### PROBLEM TO SOLVE:
Quote exactly the lines between the line containing "Rebuild this chart as a component, using" and the line containing "const boundaryTicks = [0, 1, 2, 3, 4, 5, 6];", counting those two lines as part of the range. Leave the rest out.

········

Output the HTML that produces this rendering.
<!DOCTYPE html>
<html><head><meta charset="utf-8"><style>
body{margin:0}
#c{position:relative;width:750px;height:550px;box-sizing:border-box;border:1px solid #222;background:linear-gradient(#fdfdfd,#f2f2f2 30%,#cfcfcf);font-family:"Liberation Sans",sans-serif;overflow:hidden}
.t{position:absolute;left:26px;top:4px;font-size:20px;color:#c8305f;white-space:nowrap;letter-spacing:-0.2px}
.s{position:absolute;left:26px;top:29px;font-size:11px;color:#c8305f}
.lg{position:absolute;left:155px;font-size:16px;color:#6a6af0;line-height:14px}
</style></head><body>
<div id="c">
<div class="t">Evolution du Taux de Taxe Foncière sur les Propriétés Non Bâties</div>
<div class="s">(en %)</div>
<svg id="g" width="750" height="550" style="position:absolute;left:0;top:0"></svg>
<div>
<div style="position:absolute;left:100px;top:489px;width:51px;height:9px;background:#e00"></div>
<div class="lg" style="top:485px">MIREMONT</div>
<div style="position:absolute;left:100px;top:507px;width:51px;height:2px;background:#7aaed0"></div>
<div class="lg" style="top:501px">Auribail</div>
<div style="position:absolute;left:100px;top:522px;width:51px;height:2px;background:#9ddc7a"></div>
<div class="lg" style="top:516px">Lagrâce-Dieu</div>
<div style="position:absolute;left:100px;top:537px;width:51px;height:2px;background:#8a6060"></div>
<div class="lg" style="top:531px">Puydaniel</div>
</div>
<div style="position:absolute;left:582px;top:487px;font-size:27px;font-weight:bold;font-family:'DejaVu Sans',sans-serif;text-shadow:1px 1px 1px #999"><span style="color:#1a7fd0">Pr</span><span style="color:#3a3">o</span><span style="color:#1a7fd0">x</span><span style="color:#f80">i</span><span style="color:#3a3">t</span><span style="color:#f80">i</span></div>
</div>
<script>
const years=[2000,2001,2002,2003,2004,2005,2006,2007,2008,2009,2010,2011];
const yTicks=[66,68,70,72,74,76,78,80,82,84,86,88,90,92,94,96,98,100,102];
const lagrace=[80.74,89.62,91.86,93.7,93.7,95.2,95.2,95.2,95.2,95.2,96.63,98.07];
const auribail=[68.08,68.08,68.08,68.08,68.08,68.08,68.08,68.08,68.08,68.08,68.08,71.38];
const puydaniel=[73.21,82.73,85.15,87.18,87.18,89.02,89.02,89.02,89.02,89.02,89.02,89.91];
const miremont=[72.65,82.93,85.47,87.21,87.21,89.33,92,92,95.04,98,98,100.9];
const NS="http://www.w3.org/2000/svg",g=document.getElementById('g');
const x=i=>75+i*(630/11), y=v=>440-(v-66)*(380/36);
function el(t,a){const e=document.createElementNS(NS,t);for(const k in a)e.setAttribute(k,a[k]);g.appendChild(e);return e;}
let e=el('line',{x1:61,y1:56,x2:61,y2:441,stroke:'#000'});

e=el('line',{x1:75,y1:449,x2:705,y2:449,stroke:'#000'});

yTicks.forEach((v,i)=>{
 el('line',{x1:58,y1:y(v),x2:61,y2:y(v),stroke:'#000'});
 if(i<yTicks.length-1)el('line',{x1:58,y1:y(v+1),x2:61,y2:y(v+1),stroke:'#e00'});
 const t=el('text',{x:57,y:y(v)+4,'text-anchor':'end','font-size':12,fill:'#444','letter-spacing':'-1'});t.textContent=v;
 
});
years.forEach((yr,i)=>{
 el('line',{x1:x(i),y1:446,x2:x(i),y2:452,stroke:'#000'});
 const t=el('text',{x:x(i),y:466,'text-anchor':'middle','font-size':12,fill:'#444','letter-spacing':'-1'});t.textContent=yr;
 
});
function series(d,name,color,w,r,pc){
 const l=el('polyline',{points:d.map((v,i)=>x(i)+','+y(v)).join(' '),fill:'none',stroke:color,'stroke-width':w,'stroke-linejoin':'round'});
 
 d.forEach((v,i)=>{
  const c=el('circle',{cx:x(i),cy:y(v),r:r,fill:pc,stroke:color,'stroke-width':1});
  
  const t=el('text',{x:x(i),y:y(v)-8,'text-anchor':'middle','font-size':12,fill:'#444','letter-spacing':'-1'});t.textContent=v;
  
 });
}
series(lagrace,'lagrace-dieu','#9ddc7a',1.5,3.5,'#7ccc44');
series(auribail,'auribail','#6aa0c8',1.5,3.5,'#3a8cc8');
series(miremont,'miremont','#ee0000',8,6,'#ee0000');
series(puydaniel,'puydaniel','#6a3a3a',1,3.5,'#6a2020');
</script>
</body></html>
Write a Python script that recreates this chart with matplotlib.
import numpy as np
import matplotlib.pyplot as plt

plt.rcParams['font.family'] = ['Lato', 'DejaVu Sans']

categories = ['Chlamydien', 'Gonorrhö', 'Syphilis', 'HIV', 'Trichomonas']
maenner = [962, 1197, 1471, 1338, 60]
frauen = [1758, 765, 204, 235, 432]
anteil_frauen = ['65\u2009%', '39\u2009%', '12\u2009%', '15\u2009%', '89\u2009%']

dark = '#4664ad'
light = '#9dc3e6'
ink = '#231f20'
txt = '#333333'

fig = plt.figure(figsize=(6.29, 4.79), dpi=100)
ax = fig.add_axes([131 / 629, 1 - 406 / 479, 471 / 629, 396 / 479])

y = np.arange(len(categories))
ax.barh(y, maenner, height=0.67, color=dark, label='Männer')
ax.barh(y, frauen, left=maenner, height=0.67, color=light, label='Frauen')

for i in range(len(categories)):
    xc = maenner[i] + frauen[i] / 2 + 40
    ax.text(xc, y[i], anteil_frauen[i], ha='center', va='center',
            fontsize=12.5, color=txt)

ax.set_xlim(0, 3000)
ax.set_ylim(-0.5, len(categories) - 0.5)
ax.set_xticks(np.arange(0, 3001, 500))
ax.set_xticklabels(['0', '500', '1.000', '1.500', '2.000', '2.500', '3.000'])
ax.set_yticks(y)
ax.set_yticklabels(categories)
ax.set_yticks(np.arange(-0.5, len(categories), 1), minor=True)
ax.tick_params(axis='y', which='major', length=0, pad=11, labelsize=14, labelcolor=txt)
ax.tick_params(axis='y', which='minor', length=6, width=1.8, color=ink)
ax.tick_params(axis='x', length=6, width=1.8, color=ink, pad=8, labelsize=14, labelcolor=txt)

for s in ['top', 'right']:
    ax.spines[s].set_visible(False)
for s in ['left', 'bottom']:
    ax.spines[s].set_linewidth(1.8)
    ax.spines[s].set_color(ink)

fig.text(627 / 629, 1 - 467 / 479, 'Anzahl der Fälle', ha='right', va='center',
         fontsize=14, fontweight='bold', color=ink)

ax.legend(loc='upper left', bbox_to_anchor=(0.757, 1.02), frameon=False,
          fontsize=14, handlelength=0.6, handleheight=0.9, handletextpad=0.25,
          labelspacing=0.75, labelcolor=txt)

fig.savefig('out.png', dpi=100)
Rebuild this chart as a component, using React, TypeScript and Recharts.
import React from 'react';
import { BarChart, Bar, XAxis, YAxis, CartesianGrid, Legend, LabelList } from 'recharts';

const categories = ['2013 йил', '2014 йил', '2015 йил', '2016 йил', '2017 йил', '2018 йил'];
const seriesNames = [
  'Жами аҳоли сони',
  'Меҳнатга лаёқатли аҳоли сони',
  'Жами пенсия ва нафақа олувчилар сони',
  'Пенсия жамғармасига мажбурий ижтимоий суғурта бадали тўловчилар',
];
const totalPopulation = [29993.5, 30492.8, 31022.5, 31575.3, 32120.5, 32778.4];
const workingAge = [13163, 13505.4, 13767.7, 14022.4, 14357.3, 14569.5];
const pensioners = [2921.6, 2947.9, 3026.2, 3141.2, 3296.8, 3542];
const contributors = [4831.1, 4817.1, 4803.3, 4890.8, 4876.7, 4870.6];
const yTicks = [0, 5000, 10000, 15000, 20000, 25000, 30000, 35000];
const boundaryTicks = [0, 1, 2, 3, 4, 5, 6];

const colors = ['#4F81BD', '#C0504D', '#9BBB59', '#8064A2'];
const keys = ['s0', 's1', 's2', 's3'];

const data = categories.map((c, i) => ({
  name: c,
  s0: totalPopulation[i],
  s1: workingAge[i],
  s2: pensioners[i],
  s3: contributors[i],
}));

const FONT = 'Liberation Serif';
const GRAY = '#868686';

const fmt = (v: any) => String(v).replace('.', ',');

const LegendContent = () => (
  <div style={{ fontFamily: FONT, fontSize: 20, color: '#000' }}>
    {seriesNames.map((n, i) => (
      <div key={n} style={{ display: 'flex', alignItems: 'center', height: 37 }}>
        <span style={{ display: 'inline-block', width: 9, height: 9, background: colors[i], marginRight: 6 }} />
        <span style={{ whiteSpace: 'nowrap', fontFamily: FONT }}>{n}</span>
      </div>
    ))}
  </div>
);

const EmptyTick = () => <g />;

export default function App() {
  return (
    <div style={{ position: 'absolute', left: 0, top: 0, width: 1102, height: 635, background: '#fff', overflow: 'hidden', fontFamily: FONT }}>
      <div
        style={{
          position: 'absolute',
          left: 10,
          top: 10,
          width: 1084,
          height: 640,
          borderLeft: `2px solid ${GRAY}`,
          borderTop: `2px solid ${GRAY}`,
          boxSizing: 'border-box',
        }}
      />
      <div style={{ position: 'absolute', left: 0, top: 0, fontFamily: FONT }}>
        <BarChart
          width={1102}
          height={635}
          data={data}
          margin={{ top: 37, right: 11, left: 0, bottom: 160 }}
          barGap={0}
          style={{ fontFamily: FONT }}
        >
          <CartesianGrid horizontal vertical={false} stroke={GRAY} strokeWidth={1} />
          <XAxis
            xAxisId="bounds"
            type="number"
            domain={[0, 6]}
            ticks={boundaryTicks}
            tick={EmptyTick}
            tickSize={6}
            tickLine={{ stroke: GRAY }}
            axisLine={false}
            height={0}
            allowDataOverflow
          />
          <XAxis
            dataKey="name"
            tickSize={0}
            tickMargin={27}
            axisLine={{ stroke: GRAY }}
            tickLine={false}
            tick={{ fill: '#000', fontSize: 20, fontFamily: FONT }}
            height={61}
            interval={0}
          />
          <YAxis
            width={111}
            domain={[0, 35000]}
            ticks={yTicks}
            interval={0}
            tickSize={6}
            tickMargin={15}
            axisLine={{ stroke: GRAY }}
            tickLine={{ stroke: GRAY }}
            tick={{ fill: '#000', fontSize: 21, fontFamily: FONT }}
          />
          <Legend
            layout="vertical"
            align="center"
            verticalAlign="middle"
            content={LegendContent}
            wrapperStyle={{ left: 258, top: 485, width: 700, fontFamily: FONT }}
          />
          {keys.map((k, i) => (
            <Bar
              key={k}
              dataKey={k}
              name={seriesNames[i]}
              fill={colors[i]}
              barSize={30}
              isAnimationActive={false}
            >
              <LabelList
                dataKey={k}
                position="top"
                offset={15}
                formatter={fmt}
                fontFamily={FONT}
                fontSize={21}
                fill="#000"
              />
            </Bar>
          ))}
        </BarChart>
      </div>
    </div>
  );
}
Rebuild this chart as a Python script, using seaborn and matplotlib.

········

### ANSWER TO THIS PROBLEM:
Rebuild this chart as a component, using React, TypeScript and Recharts.
import React from 'react';
import { BarChart, Bar, XAxis, YAxis, CartesianGrid, Legend, LabelList } from 'recharts';

const categories = ['2013 йил', '2014 йил', '2015 йил', '2016 йил', '2017 йил', '2018 йил'];
const seriesNames = [
  'Жами аҳоли сони',
  'Меҳнатга лаёқатли аҳоли сони',
  'Жами пенсия ва нафақа олувчилар сони',
  'Пенсия жамғармасига мажбурий ижтимоий суғурта бадали тўловчилар',
];
const totalPopulation = [29993.5, 30492.8, 31022.5, 31575.3, 32120.5, 32778.4];
const workingAge = [13163, 13505.4, 13767.7, 14022.4, 14357.3, 14569.5];
const pensioners = [2921.6, 2947.9, 3026.2, 3141.2, 3296.8, 3542];
const contributors = [4831.1, 4817.1, 4803.3, 4890.8, 4876.7, 4870.6];
const yTicks = [0, 5000, 10000, 15000, 20000, 25000, 30000, 35000];
const boundaryTicks = [0, 1, 2, 3, 4, 5, 6];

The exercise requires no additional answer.